Du côté des professionnels que nous avons contactés, c'est l'omerta qui prédomine. Sur huit agences, sept «ne sont pas habilitées à répondre». «Ça vient juste de sortir», semble découvrir une responsable d'agence jointe au téléphone pour justifier son absence de position officielle. Une seule annonce avoir pris les devants. «On est comme des agents immobiliers, on s'adapte au marché et à ses règles. Il faudrait plutôt demander aux stylistes pourquoi ils veulent des filles maigres», confie une agente sous couvert d'anonymat. «Chez nous, dès qu'une fille arrive, on ne peut pas la faire travailler si elle n'a pas passé la visite médicale. Mais il faut avouer que c'est parfois difficile d'avoir un rendez-vous», précise-t-elle.

La mesure s'applique aux autres pays d'Europe, Russie et Ukraine comprises

Lorsqu'ils exercent en France, cette mesure s'applique aussi aux mannequins de tout autre pays de l'espace économique européen, y compris la Russie et l'Ukraine, d'où sont originaires beaucoup de top-modèles en vogue. Une vraie révolution. «La profession a été associée à la rédaction de ces textes et donc informée en amont», précise le ministère.

«Pour la haute couture, on ne veut pas des filles, on veut des cintres !» s'exclame Clio Pajczer, ex-mannequin spécialisé dans les maillots de bain aujourd'hui reconverti en chroniqueuse télé. «Il était temps que ça s'arrête. Moi aussi j'ai été conditionnée au début de ma carrière. Résultat, à 14 ans, je ne pesais plus que 45 kg pour 1,71 m alors qu'auparavant j'étais athlétique. Cette loi est donc une bonne nouvelle pour les ados qui scrutent les canons de beauté dictés par les podiums», confie la trentenaire.

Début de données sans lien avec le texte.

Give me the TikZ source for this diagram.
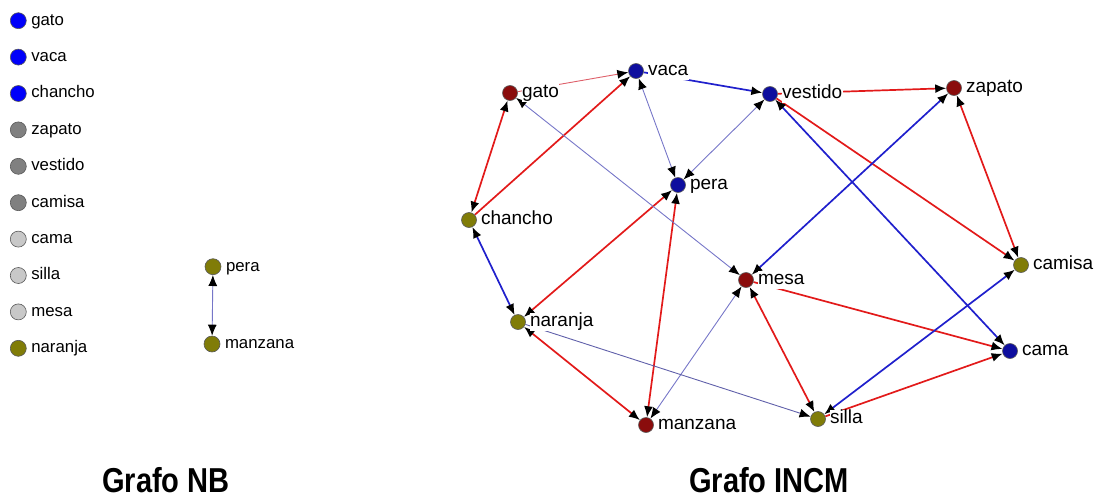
\documentclass[tikz,border=0pt]{standalone}
\usepackage{fontspec}
\setmainfont{Liberation Sans}
\newfontfamily\titlefont{Liberation Sans Bold}[FakeStretch=0.84]
\usetikzlibrary{arrows.meta}

% node fills
\definecolor{nbblue}{RGB}{0,0,250}
\definecolor{nbgray}{RGB}{128,128,128}
\definecolor{nblight}{RGB}{200,200,200}
\definecolor{olivenode}{RGB}{128,124,8}
\definecolor{navynode}{RGB}{14,14,158}
\definecolor{maroonnode}{RGB}{138,12,12}
% edge colours
\definecolor{edgered}{RGB}{226,26,26}
\definecolor{edgeblue}{RGB}{32,32,204}
\definecolor{edgelav}{RGB}{118,118,200}
\definecolor{edgeslate}{RGB}{96,96,170}
\definecolor{edgepink}{RGB}{222,96,106}

\pgfdeclarelayer{edges}
\pgfsetlayers{edges,main}

\tikzset{
  x=1pt, y=-1pt,
  >={Latex[length=11pt,width=9pt,color=black]},
  vtx/.style={circle, draw=black!65, line width=0.6pt, minimum size=15pt, inner sep=0pt},
  lvtx/.style={vtx, minimum size=16pt},
  rlbl/.style={anchor=west, fill=white, inner sep=0.5pt, text height=13.7pt, text depth=3.8pt,
    font=\fontsize{19}{21}\selectfont},
  llbl/.style={anchor=west, inner sep=0pt, text height=12.1pt, text depth=3.4pt,
    font=\fontsize{16.8}{19}\selectfont},
  redE/.style={draw=edgered, line width=1.7pt},
  blueE/.style={draw=edgeblue, line width=1.7pt},
  lavE/.style={draw=edgelav, line width=0.9pt},
  slateE/.style={draw=edgeslate, line width=0.9pt},
  pinkE/.style={draw=edgepink, line width=0.9pt},
  ttl/.style={anchor=base west, inner sep=0pt, font=\titlefont\fontsize{34.6}{38}\selectfont}
}

\begin{document}
\begin{tikzpicture}
\useasboundingbox (0,0) rectangle (1103,498);

% ---------- Grafo NB ----------
\node[lvtx, fill=nbblue]   (nGato)    at (18.3,20.7)  {};
\node[lvtx, fill=nbblue]   (nVaca)    at (18.3,57.1)  {};
\node[lvtx, fill=nbblue]   (nChancho) at (18.3,93.5)  {};
\node[lvtx, fill=nbgray]   (nZapato)  at (18.3,129.9) {};
\node[lvtx, fill=nbgray]   (nVestido) at (18.3,166.3) {};
\node[lvtx, fill=nbgray]   (nCamisa)  at (18.3,202.7) {};
\node[lvtx, fill=nblight]  (nCama)    at (18.3,239.1) {};
\node[lvtx, fill=nblight]  (nSilla)   at (18.3,275.5) {};
\node[lvtx, fill=nblight]  (nMesa)    at (18.3,311.9) {};
\node[lvtx, fill=olivenode](nNaranja) at (18.3,348.3) {};
\node[lvtx, fill=olivenode](nPera)    at (213,266.7)  {};
\node[lvtx, fill=olivenode](nManzana) at (212,344)    {};

\foreach \n/\t in {nGato/gato, nVaca/vaca, nChancho/chancho, nZapato/zapato,
  nVestido/vestido, nCamisa/camisa, nCama/cama, nSilla/silla, nMesa/mesa,
  nNaranja/naranja, nPera/pera, nManzana/manzana}
  \node[llbl] (\n L) at ([xshift=4.5pt]\n.east) {\t};

\begin{pgfonlayer}{edges}
  \draw[lavE, <->] (nPera) -- (nManzana);
\end{pgfonlayer}

% ---------- Grafo INCM ----------
\node[vtx, fill=navynode]   (vaca)    at (636,71)  {};
\node[vtx, fill=maroonnode] (gato)    at (510,93)  {};
\node[vtx, fill=navynode]   (vestido) at (770,94)  {};
\node[vtx, fill=maroonnode] (zapato)  at (954,88)  {};
\node[vtx, fill=navynode]   (pera)    at (678,185) {};
\node[vtx, fill=olivenode]  (chancho) at (469,220) {};
\node[vtx, fill=maroonnode] (mesa)    at (746,280) {};
\node[vtx, fill=olivenode]  (camisa)  at (1021,265){};
\node[vtx, fill=olivenode]  (naranja) at (518,322) {};
\node[vtx, fill=navynode]   (cama)    at (1010,351){};
\node[vtx, fill=olivenode]  (silla)   at (818,419) {};
\node[vtx, fill=maroonnode] (manzana) at (646,425) {};

\foreach \n in {vaca, gato, vestido, zapato, pera, chancho, mesa, camisa,
  naranja, cama, silla, manzana}
  \node[rlbl] (\n L) at ([xshift=3.5pt]\n.east) {\n};

\begin{pgfonlayer}{edges}
  % red links
  \draw[pinkE, ->]  (gato) -- (vaca);
  \draw[redE, ->]   (chancho) -- (vaca);
  \draw[redE, <->]  (chancho) -- (gato);
  \draw[redE, <->]  (naranja) -- (pera);
  \draw[redE, <->]  (pera) -- (manzana);
  \draw[redE, <->]  (naranja) -- (manzana);
  \draw[redE, <->]  (mesa) -- (silla);
  \draw[redE, ->]   (mesa) -- (cama);
  \draw[redE, ->]   (vestido) -- (zapato);
  \draw[redE, ->]   (vestido) -- (camisa);
  \draw[redE, <->]  (zapato) -- (camisa);
  \draw[redE, ->]   (silla) -- (cama);
  % blue links
  \draw[blueE, <->] (naranja) -- (chancho);
  \draw[blueE, ->]  (vaca) -- (vestido);
  \draw[blueE, <->] (mesa) -- (zapato);
  \draw[blueE, <->] (vestido) -- (cama);
  \draw[blueE, <->] (silla) -- (camisa);
  % faint links
  \draw[lavE, <->]  (vaca) -- (pera);
  \draw[lavE, <->]  (pera) -- (vestido);
  \draw[lavE, <->]  (gato) -- (mesa);
  \draw[lavE, <->]  (manzana) -- (mesa);
  \draw[slateE, ->] (naranja) -- (silla);
\end{pgfonlayer}

% ---------- titles ----------
\node[ttl] (tNB)   at (102,492.5) {Grafo NB};
\node[ttl] (tINCM) at (689,492.5) {Grafo INCM};
\end{tikzpicture}
\end{document}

Victoire Maçon Dauxerre, ex-mannequin couture, auteur de «Jamais assez maigre» (Ed. les Arènes), un livre sur son combat contre l'anorexie, appelle à encore plus de vigilance : «Un certificat médical de deux ans est inutile et absurde. Le contrôle doit être régulier dans les agences et les Fashion Weeks», insiste-t-elle.

Ce que dit la loi

Les deux décrets publiés vendredi concernent les articles 19 et 20 de la loi dite Marisol Touraine. «Il sera obligatoire d'accompagner les photographies à usage commercial de la mention photographie retouchée lorsque l'apparence corporelle des mannequins a été modifiée par un logiciel de traitement d'image, pour affiner ou épaissir leur silhouette.» L'obligation concerne donc les photos « insérées dans des messages publicitaires » dans la presse, sur des affiches, sur Internet ou encore dans les catalogues et prospectus, précise le décret. Cet aspect de la loi ne sera applicable qu'au 1er octobre.

Mais le point le plus marquant pour le grand public concerne le certificat médical nécessaire aux mannequins pour pratiquer leur métier. Dorénavant, il sera délivré par la médecine du travail, «dans le cadre des visites d'information et de prévention ou des examens médicaux d'aptitude». Valable deux ans maximum, il attestera «que l'état de santé global de la personne [...], évalué notamment au regard de son indice de masse corporelle, lui permet l'exercice de l'activité de mannequin». Aucun indice minimal n'est toutefois précisé, il est laissé à l'appréciation du médecin du travail.

Des amendes et des contrôles sont prévus par la loi.